**Directions**:
Return the listing below unchanged, minus its pictures.

**Data section**:
□ □ □

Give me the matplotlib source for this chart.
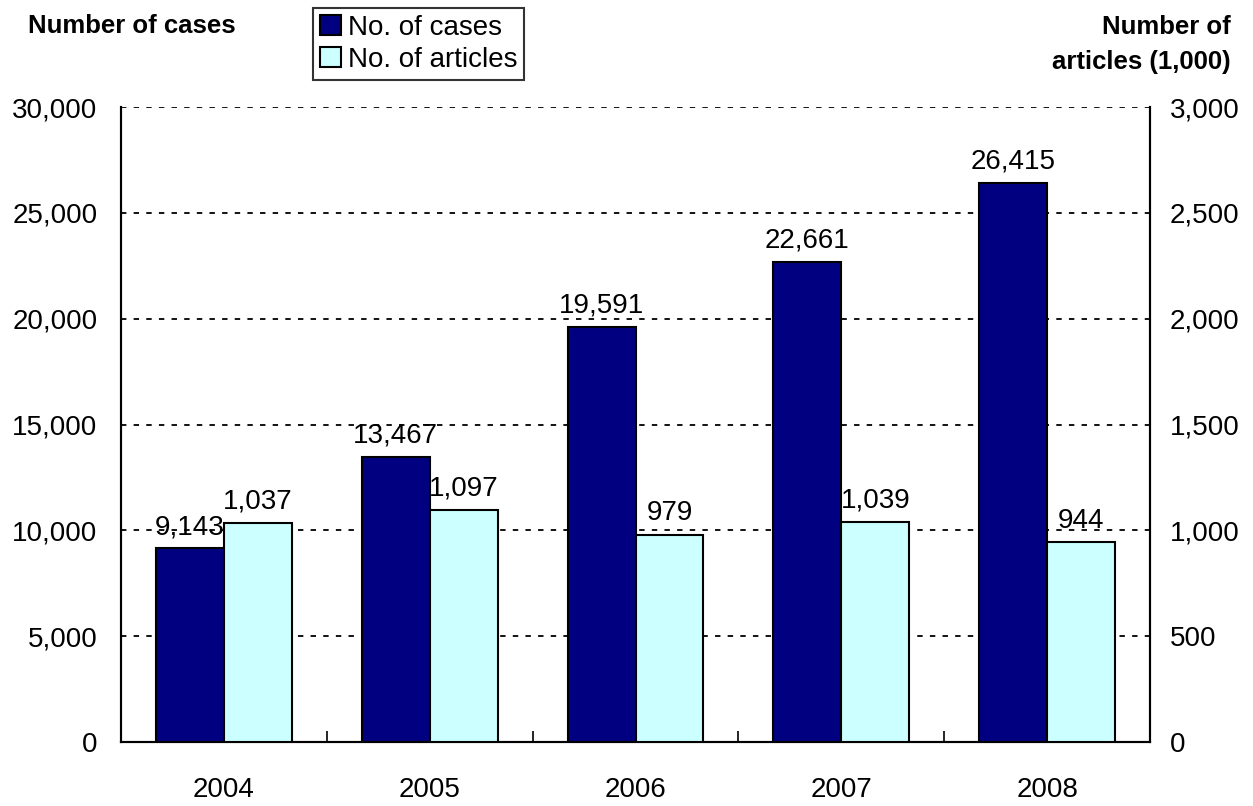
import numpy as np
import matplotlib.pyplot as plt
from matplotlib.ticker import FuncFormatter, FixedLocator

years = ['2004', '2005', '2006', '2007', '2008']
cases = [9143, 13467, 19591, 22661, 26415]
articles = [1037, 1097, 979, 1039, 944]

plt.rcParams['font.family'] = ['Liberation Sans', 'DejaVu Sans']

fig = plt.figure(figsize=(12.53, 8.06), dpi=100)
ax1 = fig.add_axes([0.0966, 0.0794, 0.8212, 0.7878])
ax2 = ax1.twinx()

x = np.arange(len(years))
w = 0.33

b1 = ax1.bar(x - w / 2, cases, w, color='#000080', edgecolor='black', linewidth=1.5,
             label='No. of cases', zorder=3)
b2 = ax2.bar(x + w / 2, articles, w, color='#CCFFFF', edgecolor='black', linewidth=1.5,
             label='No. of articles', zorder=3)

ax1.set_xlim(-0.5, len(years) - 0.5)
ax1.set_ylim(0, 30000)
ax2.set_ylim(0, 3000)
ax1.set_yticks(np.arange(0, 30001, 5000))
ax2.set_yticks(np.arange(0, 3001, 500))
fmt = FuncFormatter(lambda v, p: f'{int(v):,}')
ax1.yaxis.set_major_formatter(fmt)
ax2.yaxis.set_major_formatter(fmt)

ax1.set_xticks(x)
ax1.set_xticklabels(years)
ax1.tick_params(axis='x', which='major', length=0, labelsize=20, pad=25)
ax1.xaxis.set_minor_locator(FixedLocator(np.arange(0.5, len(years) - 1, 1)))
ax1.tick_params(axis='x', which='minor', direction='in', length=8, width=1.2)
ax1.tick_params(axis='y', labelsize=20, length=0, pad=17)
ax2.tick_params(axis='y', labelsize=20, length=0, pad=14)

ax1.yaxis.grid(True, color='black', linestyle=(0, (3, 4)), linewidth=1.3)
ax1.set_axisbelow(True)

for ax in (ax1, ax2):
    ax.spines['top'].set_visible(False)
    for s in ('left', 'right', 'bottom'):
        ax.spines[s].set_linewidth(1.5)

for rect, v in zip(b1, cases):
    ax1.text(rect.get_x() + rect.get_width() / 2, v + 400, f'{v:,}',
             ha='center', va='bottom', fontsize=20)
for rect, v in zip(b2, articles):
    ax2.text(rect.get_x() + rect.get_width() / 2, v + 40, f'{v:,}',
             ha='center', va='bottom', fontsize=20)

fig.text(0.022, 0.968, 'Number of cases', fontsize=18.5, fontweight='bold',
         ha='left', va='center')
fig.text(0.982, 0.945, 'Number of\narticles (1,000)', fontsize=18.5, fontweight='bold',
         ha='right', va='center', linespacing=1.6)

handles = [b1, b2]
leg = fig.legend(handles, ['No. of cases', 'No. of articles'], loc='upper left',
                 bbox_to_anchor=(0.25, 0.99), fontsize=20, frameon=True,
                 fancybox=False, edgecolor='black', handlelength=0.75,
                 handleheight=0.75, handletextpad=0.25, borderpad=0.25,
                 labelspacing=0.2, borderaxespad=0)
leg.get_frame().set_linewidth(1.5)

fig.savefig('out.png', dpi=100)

□ □ □

**Full solution**:
Give me the matplotlib source for this chart.
import numpy as np
import matplotlib.pyplot as plt
from matplotlib.ticker import FuncFormatter, FixedLocator

years = ['2004', '2005', '2006', '2007', '2008']
cases = [9143, 13467, 19591, 22661, 26415]
articles = [1037, 1097, 979, 1039, 944]

plt.rcParams['font.family'] = ['Liberation Sans', 'DejaVu Sans']

fig = plt.figure(figsize=(12.53, 8.06), dpi=100)
ax1 = fig.add_axes([0.0966, 0.0794, 0.8212, 0.7878])
ax2 = ax1.twinx()

x = np.arange(len(years))
w = 0.33

b1 = ax1.bar(x - w / 2, cases, w, color='#000080', edgecolor='black', linewidth=1.5,
             label='No. of cases', zorder=3)
b2 = ax2.bar(x + w / 2, articles, w, color='#CCFFFF', edgecolor='black', linewidth=1.5,
             label='No. of articles', zorder=3)

ax1.set_xlim(-0.5, len(years) - 0.5)
ax1.set_ylim(0, 30000)
ax2.set_ylim(0, 3000)
ax1.set_yticks(np.arange(0, 30001, 5000))
ax2.set_yticks(np.arange(0, 3001, 500))
fmt = FuncFormatter(lambda v, p: f'{int(v):,}')
ax1.yaxis.set_major_formatter(fmt)
ax2.yaxis.set_major_formatter(fmt)

ax1.set_xticks(x)
ax1.set_xticklabels(years)
ax1.tick_params(axis='x', which='major', length=0, labelsize=20, pad=25)
ax1.xaxis.set_minor_locator(FixedLocator(np.arange(0.5, len(years) - 1, 1)))
ax1.tick_params(axis='x', which='minor', direction='in', length=8, width=1.2)
ax1.tick_params(axis='y', labelsize=20, length=0, pad=17)
ax2.tick_params(axis='y', labelsize=20, length=0, pad=14)

ax1.yaxis.grid(True, color='black', linestyle=(0, (3, 4)), linewidth=1.3)
ax1.set_axisbelow(True)

for ax in (ax1, ax2):
    ax.spines['top'].set_visible(False)
    for s in ('left', 'right', 'bottom'):
        ax.spines[s].set_linewidth(1.5)

for rect, v in zip(b1, cases):
    ax1.text(rect.get_x() + rect.get_width() / 2, v + 400, f'{v:,}',
             ha='center', va='bottom', fontsize=20)
for rect, v in zip(b2, articles):
    ax2.text(rect.get_x() + rect.get_width() / 2, v + 40, f'{v:,}',
             ha='center', va='bottom', fontsize=20)

fig.text(0.022, 0.968, 'Number of cases', fontsize=18.5, fontweight='bold',
         ha='left', va='center')
fig.text(0.982, 0.945, 'Number of\narticles (1,000)', fontsize=18.5, fontweight='bold',
         ha='right', va='center', linespacing=1.6)

handles = [b1, b2]
leg = fig.legend(handles, ['No. of cases', 'No. of articles'], loc='upper left',
                 bbox_to_anchor=(0.25, 0.99), fontsize=20, frameon=True,
                 fancybox=False, edgecolor='black', handlelength=0.75,
                 handleheight=0.75, handletextpad=0.25, borderpad=0.25,
                 labelspacing=0.2, borderaxespad=0)
leg.get_frame().set_linewidth(1.5)

fig.savefig('out.png', dpi=100)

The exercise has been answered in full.